Sustainability-informed materials design
Rachel Woods-Robinson, Amalie Trewartha

TL;DR
This paper advocates for integrating sustainability considerations early in inorganic materials design using a decision-oriented framework to enable responsible, anticipatory development and reduce environmental and social impacts.
Contribution
It introduces an adaptable framework that embeds sustainability into early-stage materials development, emphasizing life cycle thinking and recent predictive advances.
Findings
Identifies disconnects between materials science and sustainability analysis.
Proposes a decision-oriented framework for early-stage sustainable materials design.

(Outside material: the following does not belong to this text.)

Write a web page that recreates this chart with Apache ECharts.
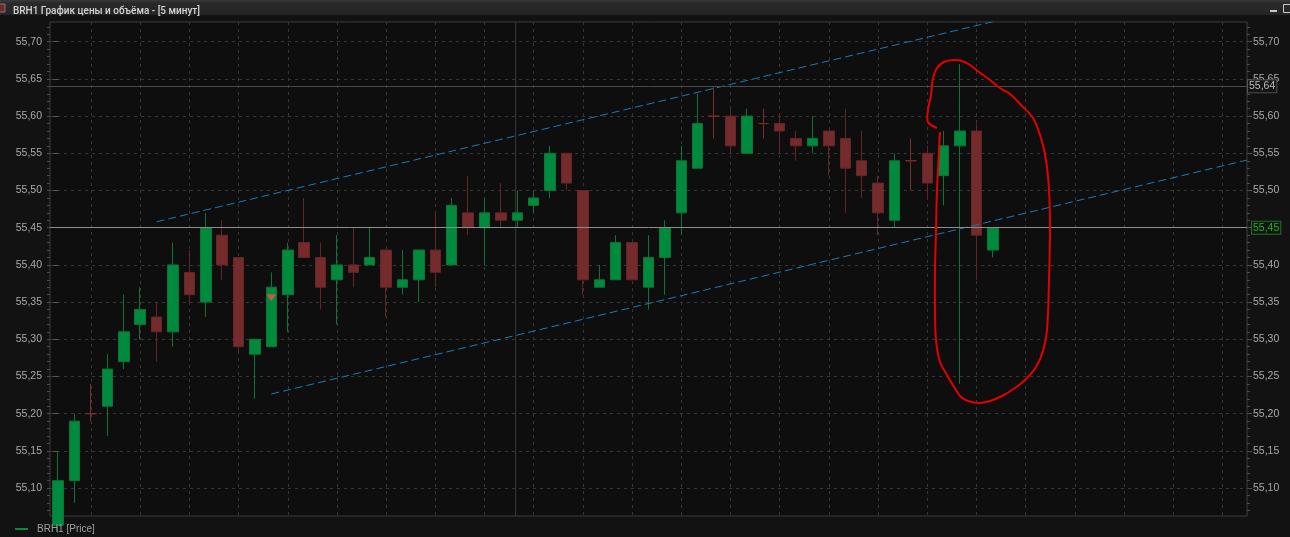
<!DOCTYPE html>
<html><head><meta charset="utf-8">
<script src="https://cdn.jsdelivr.net/npm/echarts@6/dist/echarts.min.js"></script>
<style>html,body{margin:0;padding:0;background:#121212;}#c{width:1290px;height:537px;}</style>
</head><body><div id="c"></div>
<script>
// ---- data ----
const slotCount = 73;
const categories = [];
for (let i = 0; i < slotCount; i++) categories.push('#' + (i + 1));
const openP  = [55.05,55.11,55.20,55.21,55.27,55.32,55.33,55.31,55.39,55.35,55.44,55.41,55.28,55.29,55.36,55.43,55.41,55.38,55.40,55.40,55.42,55.37,55.38,55.42,55.40,55.47,55.45,55.47,55.46,55.48,55.50,55.55,55.50,55.37,55.38,55.43,55.37,55.41,55.47,55.53,55.60,55.60,55.55,55.59,55.59,55.57,55.56,55.58,55.57,55.54,55.51,55.46,55.54,55.55,55.52,55.56,55.58,55.42];
const closeP = [55.11,55.19,55.20,55.26,55.31,55.34,55.31,55.40,55.36,55.45,55.40,55.29,55.30,55.37,55.42,55.41,55.37,55.40,55.39,55.41,55.37,55.38,55.42,55.39,55.48,55.45,55.47,55.46,55.47,55.49,55.55,55.51,55.38,55.38,55.43,55.38,55.41,55.45,55.54,55.59,55.60,55.56,55.60,55.59,55.58,55.56,55.57,55.56,55.53,55.52,55.47,55.54,55.54,55.51,55.56,55.58,55.44,55.45];
const lowP   = [55.04,55.08,55.19,55.17,55.26,55.30,55.27,55.29,55.35,55.33,55.38,55.28,55.22,55.29,55.31,55.41,55.34,55.32,55.37,55.40,55.33,55.36,55.35,55.37,55.40,55.44,55.40,55.45,55.45,55.47,55.49,55.50,55.36,55.37,55.38,55.38,55.34,55.36,55.44,55.53,55.57,55.55,55.55,55.57,55.55,55.54,55.55,55.52,55.47,55.49,55.44,55.45,55.50,55.49,55.48,55.24,55.38,55.41];
const highP  = [55.15,55.20,55.24,55.28,55.36,55.37,55.35,55.43,55.42,55.47,55.46,55.41,55.30,55.39,55.43,55.49,55.43,55.44,55.45,55.45,55.42,55.42,55.42,55.47,55.49,55.52,55.49,55.51,55.50,55.50,55.56,55.55,55.50,55.40,55.44,55.43,55.44,55.46,55.56,55.63,55.64,55.61,55.61,55.61,55.60,55.58,55.60,55.58,55.61,55.58,55.52,55.55,55.57,55.56,55.58,55.67,55.59,55.45];
const priceTicks = [55.10,55.15,55.20,55.25,55.30,55.35,55.40,55.45,55.50,55.55,55.60,55.65,55.70];
const minorTicks = [];
for (let k = 5507; k <= 5572; k++) minorTicks.push(k / 100);
const gridXTicks = [2,5,8,11,14,17,20,23,26,29,32,35,38,41,44,47,50,53,56,59,62,65,68,71];
const channelUpper = [[6, 55.458], [57, 55.727]];
const channelLower = [[13, 55.2265], [72.5, 55.541]];
const lastPrice = 55.45;
const levelPrice = 55.64;
const signalIdx = [13];
const signalPrice = [55.356];
const cursorX = 27.9;
const yMin = 55.0625, yMax = 55.7265;
const seriesName = 'BRH1 [Price]';
const titleText = 'BRH1 График цены и объёма - [5 минут]';

const fmt = v => Number(v).toFixed(2).replace('.', ',');
const candles = openP.map((o, i) => [o, closeP[i], lowP[i], highP[i]]);
const signals = signalIdx.map((x, i) => [x, signalPrice[i]]);

const FONT = 'Liberation Sans';
const labelColor = '#a9a9a9';
const gridDash = { color: '#363636', type: [3, 4], width: 1 };

function yAx(pos, opts) {
  return Object.assign({
    type: 'value', position: pos, min: yMin, max: yMax, scale: true,
    axisLine: { show: false },
    axisTick: { show: true, length: 5, customValues: priceTicks, lineStyle: { color: '#5a5a5a' } },
    axisLabel: { show: true, customValues: priceTicks, formatter: fmt, color: labelColor,
      fontFamily: FONT, fontSize: 10.5, margin: pos === 'left' ? 8 : 6 },
    splitLine: { show: false }
  }, opts || {});
}

const chart = echarts.init(document.getElementById('c'), null, { renderer: 'canvas' });
chart.setOption({
  animation: false,
  backgroundColor: '#121212',
  title: { text: titleText, left: 8, top: 1,
    textStyle: { color: '#d4d4d4', fontSize: 10, fontWeight: 500, fontFamily: 'Roboto' } },
  legend: {
    left: 10, top: 519, itemWidth: 13, itemHeight: 2, itemGap: 10,
    itemStyle: { color: '#0b8a36', borderWidth: 0 },
    data: [{ name: seriesName, icon: 'rect', itemStyle: { color: '#0b8a36', borderWidth: 0 } }],
    textStyle: { color: '#a0a0a0', fontSize: 10, fontFamily: FONT, padding: [0, 0, 0, 4] },
    selectedMode: false
  },
  grid: { left: 50, right: 43, top: 22, bottom: 21, show: true,
    backgroundColor: '#0e0e0e', borderColor: '#3c3c3c', borderWidth: 1 },
  xAxis: [
    { type: 'category', data: categories, boundaryGap: true,
      axisLine: { show: false }, axisTick: { show: false }, axisLabel: { show: false },
      splitLine: { show: false } },
    { type: 'value', min: -0.5, max: slotCount - 0.5, position: 'bottom',
      axisLine: { show: false }, axisLabel: { show: false },
      axisTick: { show: false, customValues: gridXTicks },
      splitLine: { show: true, lineStyle: gridDash } }
  ],
  yAxis: [
    yAx('left', { splitLine: { show: true, lineStyle: gridDash } }),
    yAx('right'),
    yAx('left', { axisTick: { show: true, length: 3, customValues: minorTicks, lineStyle: { color: '#4a4a4a' } },
      axisLabel: { show: false } }),
    yAx('right', { axisTick: { show: true, length: 3, customValues: minorTicks, lineStyle: { color: '#4a4a4a' } },
      axisLabel: { show: false } })
  ],
  series: [
    {
      type: 'line', xAxisIndex: 1, yAxisIndex: 0, data: [[cursorX, yMin], [cursorX, yMax]],
      symbol: 'none', silent: true, z: 1,
      lineStyle: { color: '#3a3a3a', width: 1 }
    },
    {
      name: seriesName, type: 'candlestick', xAxisIndex: 0, yAxisIndex: 0,
      data: candles, barWidth: 11, z: 3,
      itemStyle: { color: '#008a3e', color0: '#752b2b', borderColor: '#0d7435',
        borderColor0: '#632626', borderColorDoji: '#7a2e2e', borderWidth: 1 },
      markLine: {
        silent: true, symbol: ['none', 'none'], animation: false,
        data: [
          { yAxis: lastPrice, lineStyle: { color: '#8d8d8d', width: 1, type: 'solid' },
            label: { show: true, position: 'end', distance: 5, formatter: () => fmt(lastPrice),
              color: '#3aa43a', backgroundColor: '#0c1a0c', borderColor: '#2b6a2b', borderWidth: 1,
              padding: [1, 1, 0, 1], fontSize: 10.5, fontFamily: FONT } },
          { yAxis: levelPrice, lineStyle: { color: '#4a4a4a', width: 1, type: 'solid' },
            label: { show: true, position: 'end', distance: 1, formatter: () => fmt(levelPrice),
              color: '#bdbdbd', backgroundColor: '#141414', borderColor: '#555555', borderWidth: 1,
              padding: [1, 1, 0, 1], fontSize: 10.5, fontFamily: FONT } }
        ]
      }
    },
    {
      type: 'scatter', xAxisIndex: 0, yAxisIndex: 0, data: signals, z: 5, silent: true,
      symbol: 'triangle', symbolRotate: 180, symbolSize: [10, 7],
      itemStyle: { color: '#e8524c' }
    },
    {
      type: 'line', xAxisIndex: 1, yAxisIndex: 0, data: channelUpper, symbol: 'none', silent: true, z: 4,
      lineStyle: { color: '#1b7ab8', width: 1, type: [8, 4] }
    },
    {
      type: 'line', xAxisIndex: 1, yAxisIndex: 0, data: channelLower, symbol: 'none', silent: true, z: 4,
      lineStyle: { color: '#1b7ab8', width: 1, type: [8, 4] }
    }
  ],
  graphic: [
    { type: 'rect', z: -1, shape: { x: 0, y: 0, width: 1290, height: 15 },
      style: { fill: new echarts.graphic.LinearGradient(0, 0, 0, 1, [
        { offset: 0, color: '#3a3a3a' }, { offset: 0.2, color: '#2a2a2a' }, { offset: 1, color: '#242424' }]) } },
    { type: 'rect', z: 10, shape: { x: -1, y: 4, width: 6, height: 8 },
      style: { fill: '#6e2a2a', stroke: '#7a7a7a', lineWidth: 1 } },
    { type: 'rect', z: 10, shape: { x: 1270, y: 10, width: 7, height: 2 }, style: { fill: '#c8c8c8' } },
    { type: 'rect', z: 10, shape: { x: 1283.5, y: 4.5, width: 8, height: 8 },
      style: { fill: 'none', stroke: '#c8c8c8', lineWidth: 1 } },
    { type: 'polyline', z: 100, silent: true,
      shape: { smooth: 0.35, points: [
        [937,128],[928,122],[928,110],[931,95],[933,78],[937,68],[944,62],[953,60],[962,61],[970,65],
        [979,72],[990,80],[1000,88],[1010,94],[1021,105],[1033,118],[1041,138],[1046,160],[1049,190],
        [1050,230],[1049,280],[1047,330],[1043,351],[1036,367],[1026,379],[1015,388],[1002,396],
        [990,401],[979,403],[968,401],[961,397],[954,387],[947,375],[940,362],[936,340],[935,310],
        [935,270],[936,230],[937,190],[939,150],[940,132]] },
      style: { stroke: '#e50000', lineWidth: 2, fill: null } }
  ]
});
</script></body></html>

Highlights how predictive synthesis can operationalize sustainability integration.
Abstract
While material innovation can enable sustainable development, environmental and social impacts of emerging materials are often assessed only after design choices are "locked in." Here, we argue for a shift in perspective: life cycle thinking should enter at the earliest stages of materials development, where uncertainty is highest but design freedom is greatest. Rather than treating incomplete knowledge as a barrier, we reframe it as an inherent feature that can illuminate trajectories, tradeoffs, and consequences -- and enable intervention while change remains possible. Focusing on inorganic solid materials, we identify disconnects between materials science and sustainability analysis, propose an adaptable, decision-oriented framework to embed sustainability into material design across evolving technology stages, and highlight how recent advances such as predictive synthesis can help…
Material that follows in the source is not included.